Recently, Bitcoin's price has been tightly confined within the $85,000 to $90,000 range. This artificially suppressed situation is about to be broken. It can be imagined that the long-term suppressed market sentiment is like a tightly wound spring; once the restraint is removed, the rebound could be quite substantial.
An abnormal fluctuation in the USD1 trading pair on a major exchange earlier was a precursor—price suddenly dropped from $87,000 to $24,000 and then rebounded. Although it recovered quickly, it fully exposed the market's fragility when lacking sufficient liquidity. Such flash crashes indicate that large orders could cause extreme volatility in prices.
The real test of liquidity comes after the settlement. Once the buy and sell pressures from market makers for hedging risk subside, the market will be driven by fundamental factors.
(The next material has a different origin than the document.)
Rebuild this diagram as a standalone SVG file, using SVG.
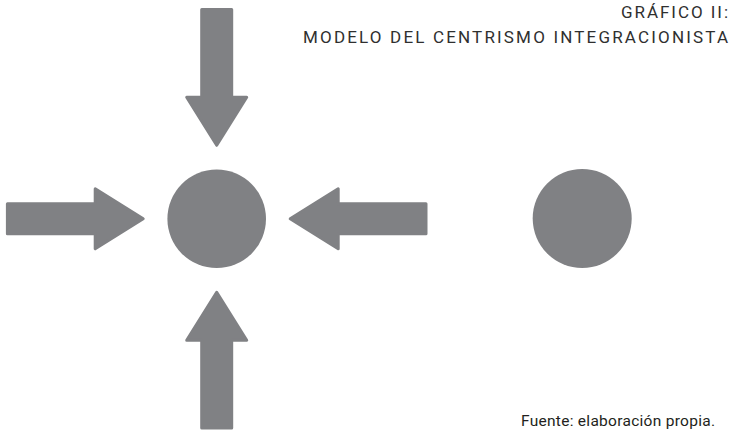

Interestingly, technical indicators are already showing signs of bullish divergence, suggesting that selling pressure may be waning.
Three suggestions for participants: First, within a few hours to a day after settlement, volatility will be unusually intense, so high-leverage positions should first avoid risk; second, closely monitor the key support zone between $85,000 and $88,000; third, focus on the long term—this massive settlement itself reflects market depth and institutional participation. After technical volatility subsides, macroeconomic environment and capital flows will become the main drivers of price movement.
This settlement may mark a watershed in 2025 or the beginning of a new cycle in 2026. The true answer will be revealed by the market.